→ INSTRUCTIONS FOR THE TASK:
Write out the entire listing below exactly, with the pictures left out.

→ INFORMATION SUPPLIED:
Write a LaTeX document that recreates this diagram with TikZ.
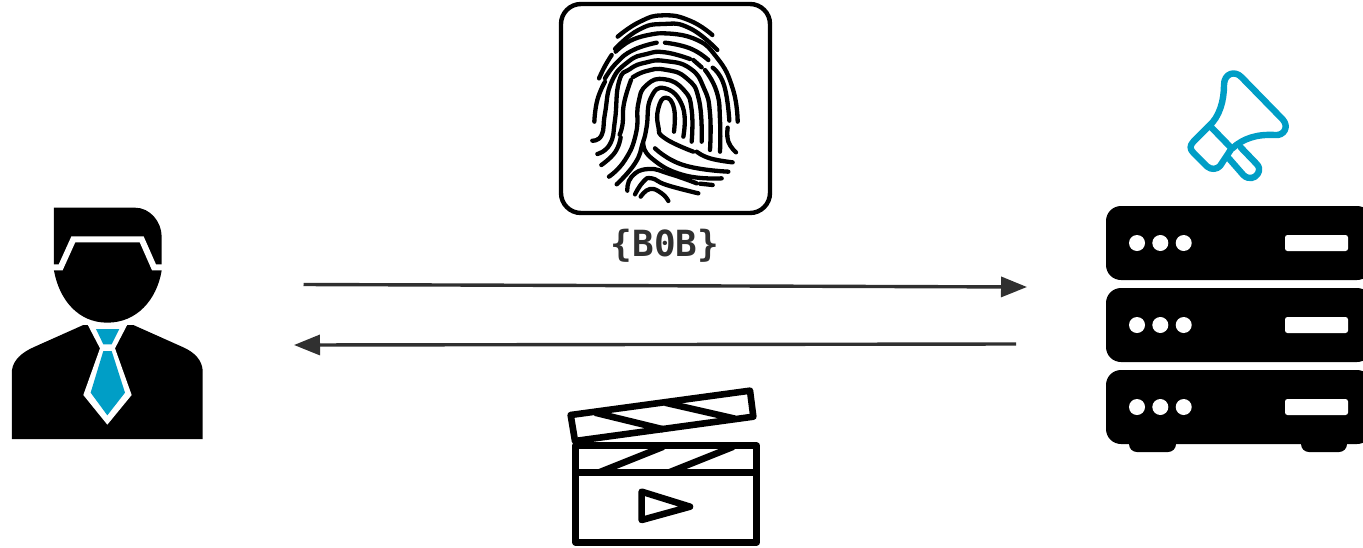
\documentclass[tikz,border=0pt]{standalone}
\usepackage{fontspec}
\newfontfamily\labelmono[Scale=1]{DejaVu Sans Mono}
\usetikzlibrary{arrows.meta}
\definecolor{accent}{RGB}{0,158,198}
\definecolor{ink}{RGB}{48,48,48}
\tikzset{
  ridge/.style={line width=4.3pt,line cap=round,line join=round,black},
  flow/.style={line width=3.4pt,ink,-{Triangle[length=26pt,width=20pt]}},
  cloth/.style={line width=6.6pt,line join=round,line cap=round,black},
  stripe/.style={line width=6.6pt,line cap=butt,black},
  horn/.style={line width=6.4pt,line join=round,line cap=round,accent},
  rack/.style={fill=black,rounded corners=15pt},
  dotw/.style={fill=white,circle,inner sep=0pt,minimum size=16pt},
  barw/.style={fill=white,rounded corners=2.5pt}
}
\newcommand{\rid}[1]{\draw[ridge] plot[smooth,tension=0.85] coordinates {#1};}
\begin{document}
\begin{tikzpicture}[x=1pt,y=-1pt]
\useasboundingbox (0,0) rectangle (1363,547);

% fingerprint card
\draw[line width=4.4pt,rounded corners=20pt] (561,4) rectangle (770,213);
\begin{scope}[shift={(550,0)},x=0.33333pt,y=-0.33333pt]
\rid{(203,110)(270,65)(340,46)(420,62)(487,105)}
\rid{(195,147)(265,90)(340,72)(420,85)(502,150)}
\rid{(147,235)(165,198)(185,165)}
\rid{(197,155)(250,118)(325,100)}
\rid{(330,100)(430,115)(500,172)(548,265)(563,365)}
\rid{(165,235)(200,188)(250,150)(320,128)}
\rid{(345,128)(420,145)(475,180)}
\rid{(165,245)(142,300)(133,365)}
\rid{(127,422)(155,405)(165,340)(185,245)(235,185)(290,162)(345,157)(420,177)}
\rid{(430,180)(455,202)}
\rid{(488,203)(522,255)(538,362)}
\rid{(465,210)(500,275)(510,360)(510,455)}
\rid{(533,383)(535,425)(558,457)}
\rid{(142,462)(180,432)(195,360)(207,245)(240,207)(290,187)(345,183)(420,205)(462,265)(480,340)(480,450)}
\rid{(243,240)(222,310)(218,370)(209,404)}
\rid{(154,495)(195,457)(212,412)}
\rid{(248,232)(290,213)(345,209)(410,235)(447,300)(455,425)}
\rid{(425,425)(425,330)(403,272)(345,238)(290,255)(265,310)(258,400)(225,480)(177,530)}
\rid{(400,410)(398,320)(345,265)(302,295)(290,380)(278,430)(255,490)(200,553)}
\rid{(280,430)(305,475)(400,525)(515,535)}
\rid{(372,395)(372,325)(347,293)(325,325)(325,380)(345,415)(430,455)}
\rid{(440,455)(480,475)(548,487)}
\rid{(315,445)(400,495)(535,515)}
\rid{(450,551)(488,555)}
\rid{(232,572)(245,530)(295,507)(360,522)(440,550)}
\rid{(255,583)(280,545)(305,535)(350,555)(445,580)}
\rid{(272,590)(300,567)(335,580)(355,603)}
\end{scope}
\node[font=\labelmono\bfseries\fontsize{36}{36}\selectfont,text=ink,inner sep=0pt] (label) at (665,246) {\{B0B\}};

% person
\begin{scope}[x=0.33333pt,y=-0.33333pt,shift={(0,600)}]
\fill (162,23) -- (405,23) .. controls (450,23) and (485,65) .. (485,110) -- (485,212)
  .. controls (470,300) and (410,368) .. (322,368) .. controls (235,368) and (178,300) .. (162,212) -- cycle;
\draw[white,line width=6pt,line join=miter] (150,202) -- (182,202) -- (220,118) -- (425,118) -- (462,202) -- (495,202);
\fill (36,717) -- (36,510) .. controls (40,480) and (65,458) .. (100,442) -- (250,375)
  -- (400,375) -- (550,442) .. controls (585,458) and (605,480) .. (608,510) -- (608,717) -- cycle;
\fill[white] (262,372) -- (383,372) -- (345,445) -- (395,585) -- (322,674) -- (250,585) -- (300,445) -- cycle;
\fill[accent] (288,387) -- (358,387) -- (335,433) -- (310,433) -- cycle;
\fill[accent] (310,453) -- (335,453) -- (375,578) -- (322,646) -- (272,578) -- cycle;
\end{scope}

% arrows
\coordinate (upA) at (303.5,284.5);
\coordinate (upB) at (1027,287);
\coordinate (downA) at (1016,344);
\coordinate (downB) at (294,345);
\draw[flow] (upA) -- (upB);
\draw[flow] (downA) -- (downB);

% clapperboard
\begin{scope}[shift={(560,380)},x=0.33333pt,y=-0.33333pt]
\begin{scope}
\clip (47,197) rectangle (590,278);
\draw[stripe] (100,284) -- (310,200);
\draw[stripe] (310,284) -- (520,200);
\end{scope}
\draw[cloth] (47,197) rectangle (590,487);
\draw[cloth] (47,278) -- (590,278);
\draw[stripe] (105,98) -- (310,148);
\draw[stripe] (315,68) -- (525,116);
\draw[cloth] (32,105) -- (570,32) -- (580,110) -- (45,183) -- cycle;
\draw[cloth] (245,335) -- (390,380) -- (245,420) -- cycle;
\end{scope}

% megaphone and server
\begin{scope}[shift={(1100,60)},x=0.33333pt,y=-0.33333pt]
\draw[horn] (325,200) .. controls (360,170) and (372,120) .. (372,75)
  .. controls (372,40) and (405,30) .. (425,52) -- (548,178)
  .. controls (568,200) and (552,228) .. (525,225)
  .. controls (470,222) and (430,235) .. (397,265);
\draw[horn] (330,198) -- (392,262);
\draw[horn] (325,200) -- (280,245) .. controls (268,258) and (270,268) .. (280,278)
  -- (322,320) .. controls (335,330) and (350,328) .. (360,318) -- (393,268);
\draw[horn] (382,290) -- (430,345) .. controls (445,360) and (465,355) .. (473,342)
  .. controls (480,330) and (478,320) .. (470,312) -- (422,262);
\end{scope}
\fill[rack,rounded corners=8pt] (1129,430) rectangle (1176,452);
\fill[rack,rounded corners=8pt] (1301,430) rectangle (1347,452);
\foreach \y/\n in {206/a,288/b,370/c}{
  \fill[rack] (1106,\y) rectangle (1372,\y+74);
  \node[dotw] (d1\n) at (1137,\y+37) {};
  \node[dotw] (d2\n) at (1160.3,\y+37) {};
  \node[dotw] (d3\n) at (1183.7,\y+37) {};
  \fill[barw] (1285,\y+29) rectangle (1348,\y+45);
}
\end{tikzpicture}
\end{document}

→ SOLVED PROBLEM:
Write a LaTeX document that recreates this diagram with TikZ.
\documentclass[tikz,border=0pt]{standalone}
\usepackage{fontspec}
\newfontfamily\labelmono[Scale=1]{DejaVu Sans Mono}
\usetikzlibrary{arrows.meta}
\definecolor{accent}{RGB}{0,158,198}
\definecolor{ink}{RGB}{48,48,48}
\tikzset{
  ridge/.style={line width=4.3pt,line cap=round,line join=round,black},
  flow/.style={line width=3.4pt,ink,-{Triangle[length=26pt,width=20pt]}},
  cloth/.style={line width=6.6pt,line join=round,line cap=round,black},
  stripe/.style={line width=6.6pt,line cap=butt,black},
  horn/.style={line width=6.4pt,line join=round,line cap=round,accent},
  rack/.style={fill=black,rounded corners=15pt},
  dotw/.style={fill=white,circle,inner sep=0pt,minimum size=16pt},
  barw/.style={fill=white,rounded corners=2.5pt}
}
\newcommand{\rid}[1]{\draw[ridge] plot[smooth,tension=0.85] coordinates {#1};}
\begin{document}
\begin{tikzpicture}[x=1pt,y=-1pt]
\useasboundingbox (0,0) rectangle (1363,547);

% fingerprint card
\draw[line width=4.4pt,rounded corners=20pt] (561,4) rectangle (770,213);
\begin{scope}[shift={(550,0)},x=0.33333pt,y=-0.33333pt]
\rid{(203,110)(270,65)(340,46)(420,62)(487,105)}
\rid{(195,147)(265,90)(340,72)(420,85)(502,150)}
\rid{(147,235)(165,198)(185,165)}
\rid{(197,155)(250,118)(325,100)}
\rid{(330,100)(430,115)(500,172)(548,265)(563,365)}
\rid{(165,235)(200,188)(250,150)(320,128)}
\rid{(345,128)(420,145)(475,180)}
\rid{(165,245)(142,300)(133,365)}
\rid{(127,422)(155,405)(165,340)(185,245)(235,185)(290,162)(345,157)(420,177)}
\rid{(430,180)(455,202)}
\rid{(488,203)(522,255)(538,362)}
\rid{(465,210)(500,275)(510,360)(510,455)}
\rid{(533,383)(535,425)(558,457)}
\rid{(142,462)(180,432)(195,360)(207,245)(240,207)(290,187)(345,183)(420,205)(462,265)(480,340)(480,450)}
\rid{(243,240)(222,310)(218,370)(209,404)}
\rid{(154,495)(195,457)(212,412)}
\rid{(248,232)(290,213)(345,209)(410,235)(447,300)(455,425)}
\rid{(425,425)(425,330)(403,272)(345,238)(290,255)(265,310)(258,400)(225,480)(177,530)}
\rid{(400,410)(398,320)(345,265)(302,295)(290,380)(278,430)(255,490)(200,553)}
\rid{(280,430)(305,475)(400,525)(515,535)}
\rid{(372,395)(372,325)(347,293)(325,325)(325,380)(345,415)(430,455)}
\rid{(440,455)(480,475)(548,487)}
\rid{(315,445)(400,495)(535,515)}
\rid{(450,551)(488,555)}
\rid{(232,572)(245,530)(295,507)(360,522)(440,550)}
\rid{(255,583)(280,545)(305,535)(350,555)(445,580)}
\rid{(272,590)(300,567)(335,580)(355,603)}
\end{scope}
\node[font=\labelmono\bfseries\fontsize{36}{36}\selectfont,text=ink,inner sep=0pt] (label) at (665,246) {\{B0B\}};

% person
\begin{scope}[x=0.33333pt,y=-0.33333pt,shift={(0,600)}]
\fill (162,23) -- (405,23) .. controls (450,23) and (485,65) .. (485,110) -- (485,212)
  .. controls (470,300) and (410,368) .. (322,368) .. controls (235,368) and (178,300) .. (162,212) -- cycle;
\draw[white,line width=6pt,line join=miter] (150,202) -- (182,202) -- (220,118) -- (425,118) -- (462,202) -- (495,202);
\fill (36,717) -- (36,510) .. controls (40,480) and (65,458) .. (100,442) -- (250,375)
  -- (400,375) -- (550,442) .. controls (585,458) and (605,480) .. (608,510) -- (608,717) -- cycle;
\fill[white] (262,372) -- (383,372) -- (345,445) -- (395,585) -- (322,674) -- (250,585) -- (300,445) -- cycle;
\fill[accent] (288,387) -- (358,387) -- (335,433) -- (310,433) -- cycle;
\fill[accent] (310,453) -- (335,453) -- (375,578) -- (322,646) -- (272,578) -- cycle;
\end{scope}

% arrows
\coordinate (upA) at (303.5,284.5);
\coordinate (upB) at (1027,287);
\coordinate (downA) at (1016,344);
\coordinate (downB) at (294,345);
\draw[flow] (upA) -- (upB);
\draw[flow] (downA) -- (downB);

% clapperboard
\begin{scope}[shift={(560,380)},x=0.33333pt,y=-0.33333pt]
\begin{scope}
\clip (47,197) rectangle (590,278);
\draw[stripe] (100,284) -- (310,200);
\draw[stripe] (310,284) -- (520,200);
\end{scope}
\draw[cloth] (47,197) rectangle (590,487);
\draw[cloth] (47,278) -- (590,278);
\draw[stripe] (105,98) -- (310,148);
\draw[stripe] (315,68) -- (525,116);
\draw[cloth] (32,105) -- (570,32) -- (580,110) -- (45,183) -- cycle;
\draw[cloth] (245,335) -- (390,380) -- (245,420) -- cycle;
\end{scope}

% megaphone and server
\begin{scope}[shift={(1100,60)},x=0.33333pt,y=-0.33333pt]
\draw[horn] (325,200) .. controls (360,170) and (372,120) .. (372,75)
  .. controls (372,40) and (405,30) .. (425,52) -- (548,178)
  .. controls (568,200) and (552,228) .. (525,225)
  .. controls (470,222) and (430,235) .. (397,265);
\draw[horn] (330,198) -- (392,262);
\draw[horn] (325,200) -- (280,245) .. controls (268,258) and (270,268) .. (280,278)
  -- (322,320) .. controls (335,330) and (350,328) .. (360,318) -- (393,268);
\draw[horn] (382,290) -- (430,345) .. controls (445,360) and (465,355) .. (473,342)
  .. controls (480,330) and (478,320) .. (470,312) -- (422,262);
\end{scope}
\fill[rack,rounded corners=8pt] (1129,430) rectangle (1176,452);
\fill[rack,rounded corners=8pt] (1301,430) rectangle (1347,452);
\foreach \y/\n in {206/a,288/b,370/c}{
  \fill[rack] (1106,\y) rectangle (1372,\y+74);
  \node[dotw] (d1\n) at (1137,\y+37) {};
  \node[dotw] (d2\n) at (1160.3,\y+37) {};
  \node[dotw] (d3\n) at (1183.7,\y+37) {};
  \fill[barw] (1285,\y+29) rectangle (1348,\y+45);
}
\end{tikzpicture}
\end{document}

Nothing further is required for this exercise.